The board of Trinidad Cement (TCL) on Friday passed a resolution to raise a maximum of $362 million in new capital through a rights issue of 124,882,568 new shares at a price of $2.90 a share. The TCL shareholders will be offered the right to purchase one new share for every two shares they hold. The $2.90 rights issue price is a 24.5 per cent premium of TCL’s share price as at the close of trading on Friday.
The rights issue means that an individual investor who owned 10,000 TCL shares (which were worth $23,300 on Friday) would have the right to purchase 5,000 more shares at a price of $2.90 each, (investing an additional $14,500 in the cement producer). The investor would then own 15,000 TCL shares, which would be worth $43,500 as the TCL share price is expected to increase to $2.90.
If all of TCL’s shareholders subscribe for the 124.88 million shares being offered in the rights issue, the number of shares in issue by company will increase by 50 per cent from 249,765,136 to 374,647,704. In a brief interview yesterday, TCL chairman Wilfred Espinet said in establishing the terms of the rights issue, the board took into consideration the shareholders’ situation especially the fact that they have gone for eight years without a dividend and have suffered a diminution in the value of their shares.
He noted the rights issue price is “substantially more than what the gurus had anticipated,” an apparent reference to comments made by TCL watchers, including the company’s former CEO Rollin Bertrand. In a letter published in the Guardian on January 6, Bertrand predicted that “the shares will be issued at $1.90 or US$0.30 per share,” as “shares issued during a rights issue are normally offered at a discount.” He also estimated that the rights issue price would result in a 66 per cent dilution.

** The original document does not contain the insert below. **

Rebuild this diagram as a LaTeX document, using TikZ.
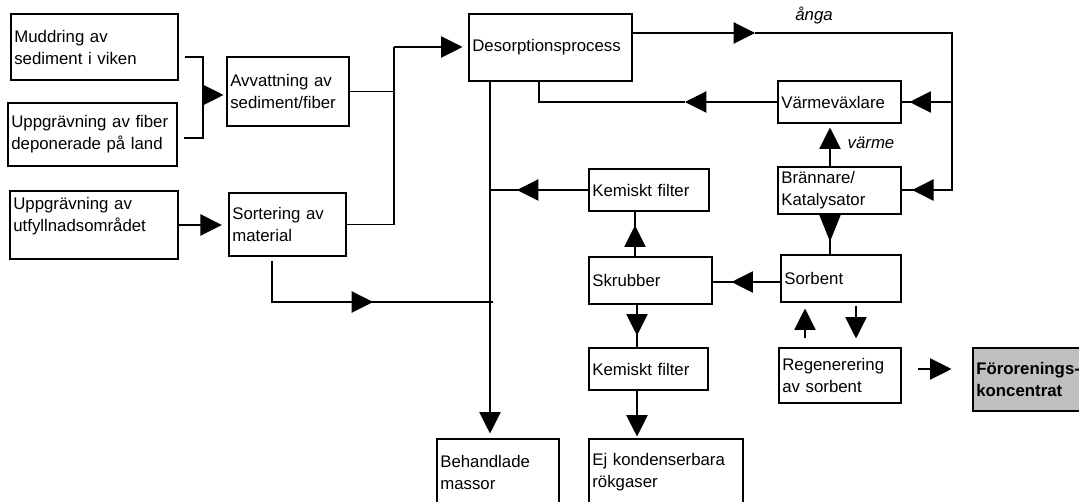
\documentclass[tikz,border=0pt]{standalone}
\usepackage{fontspec}
\setmainfont{Liberation Sans}
\usetikzlibrary{arrows.meta}
\newcommand\myfs{\fontsize{12.6pt}{16.5pt}\selectfont}
\begin{document}
\begin{tikzpicture}[x=0.75pt, y=-0.75pt, line width=0.8pt,
  bx/.style 2 args={draw, text width=#1, minimum height=#2, inner xsep=2.5pt, inner ysep=0pt, align=left, font=\myfs},
  arr/.style={-{Triangle[length=16pt,width=16pt]}},
  arrlong/.style={-{Triangle[length=20pt,width=16pt]}},
  lbl/.style={inner sep=0pt, font=\myfs\itshape}]
\useasboundingbox (0,0) rectangle (1079,502);

% boxes
\node[bx={120.25pt}{49.5pt}]  (mud)  at (94.5,47)   {Muddring av\\sediment i viken};
\node[bx={121.75pt}{47.25pt}] (fib)  at (92.5,134.5) {Uppgrävning av fiber\\deponerade på land};
\node[bx={121pt}{51pt}]       (utf)  at (94,225)    {Uppgrävning av\\utfyllnadsområdet\\\mbox{}};
\node[bx={86.5pt}{51.75pt}]   (avv)  at (288,91.5)  {Avvattning av\\sediment/fiber};
\node[bx={82.75pt}{47.25pt}]  (sor)  at (287.5,224.5) {Sortering av\\material};
\node[bx={117.25pt}{50.25pt}] (des)  at (550.5,47.5) {Desorptionsprocess};
\node[bx={87.25pt}{31.5pt}]   (vvx)  at (839.5,102) {Värmeväxlare};
\node[bx={87.25pt}{35.25pt}]  (bra)  at (839.5,190.5) {Brännare/\\Katalysator};
\node[bx={85pt}{31.5pt}]      (kf1)  at (649,190)   {Kemiskt filter};
\node[bx={85pt}{35.25pt}]     (sorb) at (841,278.5) {Sorbent};
\node[bx={87.25pt}{35.25pt}]  (skr)  at (650.5,280.5) {Skrubber};
\node[bx={84.25pt}{31.5pt}]   (kf2)  at (648.5,369) {Kemiskt filter};
\node[bx={86.5pt}{41.25pt}]   (reg)  at (840,375.5) {Regenerering\\av sorbent};
\node[bx={85pt}{47.25pt}, fill=black!25, font=\myfs\bfseries] (forb) at (1033,379.5) {Förorenings-\\koncentrat};
\node[bx={86.5pt}{49.5pt}]    (beh)  at (498,472)   {Behandlade\\massor};
\node[bx={110.5pt}{49.5pt}]   (ej)   at (666,472)   {Ej kondenserbara\\rökgaser};

% labels
\node[lbl, anchor=base] (lA) at (814,21) {ånga};
\node[lbl, anchor=base] (lV) at (871,149) {värme};

% helper coordinates
\coordinate (bU) at (203,57);
\coordinate (bD) at (203,138);
\coordinate (bM) at (203,95);
\coordinate (vA) at (394,47);
\coordinate (rT) at (952,33);
\coordinate (rB) at (952,190);
\coordinate (tA) at (755,33);
\coordinate (dR) at (539,102);
\coordinate (tR) at (685,102);
\coordinate (cX) at (830,0);
\coordinate (hS) at (740,282);
\coordinate (cK) at (635,0);
\coordinate (vM) at (490,0);
\coordinate (tK) at (517,190);
\coordinate (s1) at (272,302);
\coordinate (s2) at (493,302);
\coordinate (tS) at (373,302);
\coordinate (cL) at (637,0);
\coordinate (cU) at (805,0);
\coordinate (cD) at (856,0);
\coordinate (hF) at (0,369);

% bracket into Avvattning
\draw ([xshift=4.5pt]mud.east |- bU) -- (bU) -- (bD) -- ([xshift=4.5pt]fib.east |- bD);
\draw[arr] (bM) -- ([xshift=-2.25pt]avv.west |- bM);
% utfyllnad -> sortering
\draw[arr] (utf.east) -- ([xshift=-5pt]sor.west |- utf.east);
% collector into desorption
\draw (avv.east) -- (avv.east -| vA);
\draw (sor.east) -- (sor.east -| vA) -- (vA);
\draw[arr] (vA) -- ([xshift=-4.5pt]des.west |- vA);
% steam loop
\draw[arr] (des.east |- rT) -- (tA);
\draw (tA) -- (rT) -- (rB) -- (bra.east |- rB);
\draw (rT |- vvx.east) -- (vvx.east);
\draw[arr] (rT |- vvx.east) -- ([xshift=6pt]vvx.east);
\draw[arr] (rB) -- ([xshift=8pt]bra.east |- rB);
% return from heat exchanger
\draw[arr] (vvx.west) -- (tR);
\draw (tR) -- (dR) -- (dR |- des.south);
% heat
\draw[arr] (cX |- bra.north) -- ([yshift=-3pt]cX |- vvx.south);
% burner -> sorbent
\draw (cX |- bra.south) -- (cX |- sorb.north);
\draw[arrlong] (cX |- bra.south) -- ([yshift=9.75pt]cX |- sorb.north);
% sorbent -> scrubber
\draw (sorb.west |- hS) -- (skr.east |- hS);
\draw[arr] (sorb.west |- hS) -- ([xshift=14.25pt]skr.east |- hS);
% scrubber -> chemical filter 1
\draw (cK |- skr.north) -- (cK |- kf1.south);
\draw[arr] (cK |- skr.north) -- ([yshift=-10.5pt]cK |- kf1.south);
% chemical filter 1 -> main vertical
\draw (kf1.west) -- (kf1.west -| vM);
\draw[arr] (kf1.west) -- (tK);
% desorption -> treated masses
\draw[arr] (vM |- des.south) -- ([yshift=3.75pt]vM |- beh.north);
% sortering -> main vertical
\draw ([yshift=-3pt]s1 |- sor.south) -- (s1) -- (s2);
\draw[arr] (s1) -- (tS);
% scrubber -> chemical filter 2 -> gases
\draw (cL |- skr.south) -- (cL |- kf2.north);
\draw[arr] (cL |- skr.south) -- ([yshift=9pt]cL |- kf2.north);
\draw[arr] (cL |- kf2.south) -- ([yshift=1.5pt]cL |- ej.north);
% sorbent <-> regeneration
\draw[arr] ([yshift=6.75pt]cU |- reg.north) -- ([yshift=-4.5pt]cU |- sorb.south);
\draw[arr] ([yshift=-2.25pt]cD |- sorb.south) -- ([yshift=6.75pt]cD |- reg.north);
% regeneration -> concentrate
\draw[arr] ([xshift=12pt]reg.east |- hF) -- ([xshift=-15.75pt]forb.west |- hF);
\end{tikzpicture}
\end{document}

And yesterday, in a letter published in the Sunday BG, Bertrand described the rights issue as “a bad deal for all shareholders except Cemex,” and asserting that “due to the high dilution it will permanently condemn TCL’s shares to the basement and the price may go lower than the IPO price of $0.75.”
Minority shareholder advocate Peter Permell said the publication of the rights issue notice raised a number of questions, including: have TCL shareholders resident in Jamaica and Barbados also been notified of the rights issue; does the issue require shareholder approval and will the board be issuing a directors’ circular.
One TCL individual shareholder said the rights issue was being priced to attract institutions and not individuals, but that there was a probability that the share price would go up to $2.90 in the short term. TCL is due to host a special shareholders’ meeting today to consider and vote on the removal of the 20 per cent cap on a single shareholder owning the company’s shares.